───── Dataset content
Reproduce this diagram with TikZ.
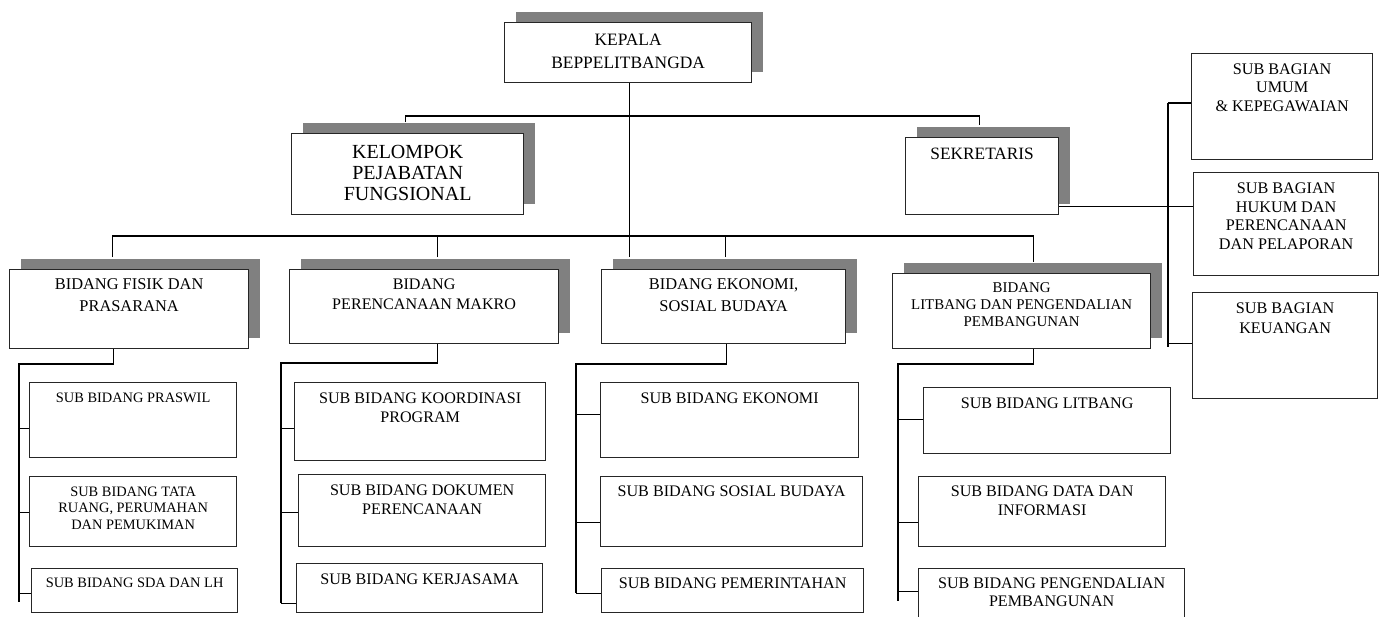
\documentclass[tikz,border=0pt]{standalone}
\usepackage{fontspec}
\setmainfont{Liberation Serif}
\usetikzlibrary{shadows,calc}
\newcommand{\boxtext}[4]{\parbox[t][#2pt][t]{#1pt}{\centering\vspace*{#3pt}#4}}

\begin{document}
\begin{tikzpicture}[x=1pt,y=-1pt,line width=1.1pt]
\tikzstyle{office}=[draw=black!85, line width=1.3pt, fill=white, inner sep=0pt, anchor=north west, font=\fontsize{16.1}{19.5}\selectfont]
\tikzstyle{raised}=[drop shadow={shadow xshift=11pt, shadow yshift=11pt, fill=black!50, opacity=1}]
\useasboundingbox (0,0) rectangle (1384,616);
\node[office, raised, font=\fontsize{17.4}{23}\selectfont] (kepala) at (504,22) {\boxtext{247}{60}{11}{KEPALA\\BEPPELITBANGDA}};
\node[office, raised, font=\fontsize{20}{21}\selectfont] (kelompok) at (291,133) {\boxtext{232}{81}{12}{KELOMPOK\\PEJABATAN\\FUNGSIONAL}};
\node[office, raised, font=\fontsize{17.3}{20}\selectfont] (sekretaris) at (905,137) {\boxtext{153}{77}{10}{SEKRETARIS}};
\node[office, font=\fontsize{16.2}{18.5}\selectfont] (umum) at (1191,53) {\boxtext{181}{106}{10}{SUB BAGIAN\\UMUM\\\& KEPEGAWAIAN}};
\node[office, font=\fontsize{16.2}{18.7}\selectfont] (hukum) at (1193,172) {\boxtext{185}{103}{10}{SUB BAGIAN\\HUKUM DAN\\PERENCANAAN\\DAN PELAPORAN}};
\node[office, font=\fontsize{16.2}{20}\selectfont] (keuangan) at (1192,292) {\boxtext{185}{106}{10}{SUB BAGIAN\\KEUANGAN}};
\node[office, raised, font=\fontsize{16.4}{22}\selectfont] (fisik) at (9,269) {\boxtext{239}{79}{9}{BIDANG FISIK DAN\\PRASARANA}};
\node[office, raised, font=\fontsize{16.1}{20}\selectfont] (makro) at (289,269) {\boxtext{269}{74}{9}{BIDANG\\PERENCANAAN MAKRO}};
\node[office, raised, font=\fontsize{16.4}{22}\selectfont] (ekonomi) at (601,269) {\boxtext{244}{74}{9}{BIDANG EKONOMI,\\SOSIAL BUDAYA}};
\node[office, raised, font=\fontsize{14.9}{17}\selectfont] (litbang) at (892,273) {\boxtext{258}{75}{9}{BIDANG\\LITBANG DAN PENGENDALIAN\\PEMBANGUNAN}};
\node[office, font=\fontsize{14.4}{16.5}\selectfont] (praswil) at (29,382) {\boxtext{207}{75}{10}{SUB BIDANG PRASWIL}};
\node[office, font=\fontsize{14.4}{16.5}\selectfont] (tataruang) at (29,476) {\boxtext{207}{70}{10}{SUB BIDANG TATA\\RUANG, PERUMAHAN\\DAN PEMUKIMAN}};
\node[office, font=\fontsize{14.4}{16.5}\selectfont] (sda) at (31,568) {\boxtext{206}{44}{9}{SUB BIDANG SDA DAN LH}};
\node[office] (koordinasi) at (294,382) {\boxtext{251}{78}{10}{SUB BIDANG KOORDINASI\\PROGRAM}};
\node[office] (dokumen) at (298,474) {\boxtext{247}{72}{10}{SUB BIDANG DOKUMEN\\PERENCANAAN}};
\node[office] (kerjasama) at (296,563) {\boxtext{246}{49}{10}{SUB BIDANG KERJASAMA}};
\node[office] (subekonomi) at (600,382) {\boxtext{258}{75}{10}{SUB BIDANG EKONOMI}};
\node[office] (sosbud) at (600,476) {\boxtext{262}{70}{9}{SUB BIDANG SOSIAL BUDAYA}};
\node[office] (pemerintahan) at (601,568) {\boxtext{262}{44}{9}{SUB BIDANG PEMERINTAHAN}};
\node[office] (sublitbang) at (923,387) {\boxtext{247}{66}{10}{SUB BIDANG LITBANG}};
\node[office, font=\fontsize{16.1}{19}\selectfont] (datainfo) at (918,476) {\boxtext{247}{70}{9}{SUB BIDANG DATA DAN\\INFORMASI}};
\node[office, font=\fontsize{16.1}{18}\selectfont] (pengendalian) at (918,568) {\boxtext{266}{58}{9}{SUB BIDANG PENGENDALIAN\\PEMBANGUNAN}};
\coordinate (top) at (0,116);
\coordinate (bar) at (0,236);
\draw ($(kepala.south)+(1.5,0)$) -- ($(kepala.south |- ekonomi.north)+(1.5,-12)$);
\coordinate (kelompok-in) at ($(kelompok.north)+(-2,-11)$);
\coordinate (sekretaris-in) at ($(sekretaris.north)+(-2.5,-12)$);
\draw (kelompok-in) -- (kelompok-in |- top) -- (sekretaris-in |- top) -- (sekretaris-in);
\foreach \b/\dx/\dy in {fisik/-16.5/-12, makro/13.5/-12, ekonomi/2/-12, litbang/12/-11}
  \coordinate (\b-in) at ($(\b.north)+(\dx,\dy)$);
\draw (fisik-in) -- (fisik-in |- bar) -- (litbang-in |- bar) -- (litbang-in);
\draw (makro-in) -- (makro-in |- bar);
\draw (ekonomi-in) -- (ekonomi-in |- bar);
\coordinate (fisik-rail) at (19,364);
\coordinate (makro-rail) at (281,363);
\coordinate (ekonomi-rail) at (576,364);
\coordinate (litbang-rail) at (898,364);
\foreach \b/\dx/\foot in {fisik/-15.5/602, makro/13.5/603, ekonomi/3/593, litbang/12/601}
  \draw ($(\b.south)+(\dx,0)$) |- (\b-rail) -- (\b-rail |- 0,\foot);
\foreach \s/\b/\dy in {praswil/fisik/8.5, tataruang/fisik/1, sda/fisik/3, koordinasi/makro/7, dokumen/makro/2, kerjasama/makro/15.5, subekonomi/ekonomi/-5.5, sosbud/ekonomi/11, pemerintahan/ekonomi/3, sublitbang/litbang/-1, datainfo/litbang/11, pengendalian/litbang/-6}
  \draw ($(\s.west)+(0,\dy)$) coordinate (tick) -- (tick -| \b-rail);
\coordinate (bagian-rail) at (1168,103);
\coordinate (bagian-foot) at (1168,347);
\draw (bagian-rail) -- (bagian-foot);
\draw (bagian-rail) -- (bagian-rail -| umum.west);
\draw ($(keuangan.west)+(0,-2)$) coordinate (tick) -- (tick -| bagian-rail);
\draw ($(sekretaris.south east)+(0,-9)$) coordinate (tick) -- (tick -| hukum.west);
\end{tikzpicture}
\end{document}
──────────
_Aim_. Retype each line of the listing above word for word. Exclude the pictures.

_Solution to the problem_.
Reproduce this diagram with TikZ.
\documentclass[tikz,border=0pt]{standalone}
\usepackage{fontspec}
\setmainfont{Liberation Serif}
\usetikzlibrary{shadows,calc}
\newcommand{\boxtext}[4]{\parbox[t][#2pt][t]{#1pt}{\centering\vspace*{#3pt}#4}}

\begin{document}
\begin{tikzpicture}[x=1pt,y=-1pt,line width=1.1pt]
\tikzstyle{office}=[draw=black!85, line width=1.3pt, fill=white, inner sep=0pt, anchor=north west, font=\fontsize{16.1}{19.5}\selectfont]
\tikzstyle{raised}=[drop shadow={shadow xshift=11pt, shadow yshift=11pt, fill=black!50, opacity=1}]
\useasboundingbox (0,0) rectangle (1384,616);
\node[office, raised, font=\fontsize{17.4}{23}\selectfont] (kepala) at (504,22) {\boxtext{247}{60}{11}{KEPALA\\BEPPELITBANGDA}};
\node[office, raised, font=\fontsize{20}{21}\selectfont] (kelompok) at (291,133) {\boxtext{232}{81}{12}{KELOMPOK\\PEJABATAN\\FUNGSIONAL}};
\node[office, raised, font=\fontsize{17.3}{20}\selectfont] (sekretaris) at (905,137) {\boxtext{153}{77}{10}{SEKRETARIS}};
\node[office, font=\fontsize{16.2}{18.5}\selectfont] (umum) at (1191,53) {\boxtext{181}{106}{10}{SUB BAGIAN\\UMUM\\\& KEPEGAWAIAN}};
\node[office, font=\fontsize{16.2}{18.7}\selectfont] (hukum) at (1193,172) {\boxtext{185}{103}{10}{SUB BAGIAN\\HUKUM DAN\\PERENCANAAN\\DAN PELAPORAN}};
\node[office, font=\fontsize{16.2}{20}\selectfont] (keuangan) at (1192,292) {\boxtext{185}{106}{10}{SUB BAGIAN\\KEUANGAN}};
\node[office, raised, font=\fontsize{16.4}{22}\selectfont] (fisik) at (9,269) {\boxtext{239}{79}{9}{BIDANG FISIK DAN\\PRASARANA}};
\node[office, raised, font=\fontsize{16.1}{20}\selectfont] (makro) at (289,269) {\boxtext{269}{74}{9}{BIDANG\\PERENCANAAN MAKRO}};
\node[office, raised, font=\fontsize{16.4}{22}\selectfont] (ekonomi) at (601,269) {\boxtext{244}{74}{9}{BIDANG EKONOMI,\\SOSIAL BUDAYA}};
\node[office, raised, font=\fontsize{14.9}{17}\selectfont] (litbang) at (892,273) {\boxtext{258}{75}{9}{BIDANG\\LITBANG DAN PENGENDALIAN\\PEMBANGUNAN}};
\node[office, font=\fontsize{14.4}{16.5}\selectfont] (praswil) at (29,382) {\boxtext{207}{75}{10}{SUB BIDANG PRASWIL}};
\node[office, font=\fontsize{14.4}{16.5}\selectfont] (tataruang) at (29,476) {\boxtext{207}{70}{10}{SUB BIDANG TATA\\RUANG, PERUMAHAN\\DAN PEMUKIMAN}};
\node[office, font=\fontsize{14.4}{16.5}\selectfont] (sda) at (31,568) {\boxtext{206}{44}{9}{SUB BIDANG SDA DAN LH}};
\node[office] (koordinasi) at (294,382) {\boxtext{251}{78}{10}{SUB BIDANG KOORDINASI\\PROGRAM}};
\node[office] (dokumen) at (298,474) {\boxtext{247}{72}{10}{SUB BIDANG DOKUMEN\\PERENCANAAN}};
\node[office] (kerjasama) at (296,563) {\boxtext{246}{49}{10}{SUB BIDANG KERJASAMA}};
\node[office] (subekonomi) at (600,382) {\boxtext{258}{75}{10}{SUB BIDANG EKONOMI}};
\node[office] (sosbud) at (600,476) {\boxtext{262}{70}{9}{SUB BIDANG SOSIAL BUDAYA}};
\node[office] (pemerintahan) at (601,568) {\boxtext{262}{44}{9}{SUB BIDANG PEMERINTAHAN}};
\node[office] (sublitbang) at (923,387) {\boxtext{247}{66}{10}{SUB BIDANG LITBANG}};
\node[office, font=\fontsize{16.1}{19}\selectfont] (datainfo) at (918,476) {\boxtext{247}{70}{9}{SUB BIDANG DATA DAN\\INFORMASI}};
\node[office, font=\fontsize{16.1}{18}\selectfont] (pengendalian) at (918,568) {\boxtext{266}{58}{9}{SUB BIDANG PENGENDALIAN\\PEMBANGUNAN}};
\coordinate (top) at (0,116);
\coordinate (bar) at (0,236);
\draw ($(kepala.south)+(1.5,0)$) -- ($(kepala.south |- ekonomi.north)+(1.5,-12)$);
\coordinate (kelompok-in) at ($(kelompok.north)+(-2,-11)$);
\coordinate (sekretaris-in) at ($(sekretaris.north)+(-2.5,-12)$);
\draw (kelompok-in) -- (kelompok-in |- top) -- (sekretaris-in |- top) -- (sekretaris-in);
\foreach \b/\dx/\dy in {fisik/-16.5/-12, makro/13.5/-12, ekonomi/2/-12, litbang/12/-11}
  \coordinate (\b-in) at ($(\b.north)+(\dx,\dy)$);
\draw (fisik-in) -- (fisik-in |- bar) -- (litbang-in |- bar) -- (litbang-in);
\draw (makro-in) -- (makro-in |- bar);
\draw (ekonomi-in) -- (ekonomi-in |- bar);
\coordinate (fisik-rail) at (19,364);
\coordinate (makro-rail) at (281,363);
\coordinate (ekonomi-rail) at (576,364);
\coordinate (litbang-rail) at (898,364);
\foreach \b/\dx/\foot in {fisik/-15.5/602, makro/13.5/603, ekonomi/3/593, litbang/12/601}
  \draw ($(\b.south)+(\dx,0)$) |- (\b-rail) -- (\b-rail |- 0,\foot);
\foreach \s/\b/\dy in {praswil/fisik/8.5, tataruang/fisik/1, sda/fisik/3, koordinasi/makro/7, dokumen/makro/2, kerjasama/makro/15.5, subekonomi/ekonomi/-5.5, sosbud/ekonomi/11, pemerintahan/ekonomi/3, sublitbang/litbang/-1, datainfo/litbang/11, pengendalian/litbang/-6}
  \draw ($(\s.west)+(0,\dy)$) coordinate (tick) -- (tick -| \b-rail);
\coordinate (bagian-rail) at (1168,103);
\coordinate (bagian-foot) at (1168,347);
\draw (bagian-rail) -- (bagian-foot);
\draw (bagian-rail) -- (bagian-rail -| umum.west);
\draw ($(keuangan.west)+(0,-2)$) coordinate (tick) -- (tick -| bagian-rail);
\draw ($(sekretaris.south east)+(0,-9)$) coordinate (tick) -- (tick -| hukum.west);
\end{tikzpicture}
\end{document}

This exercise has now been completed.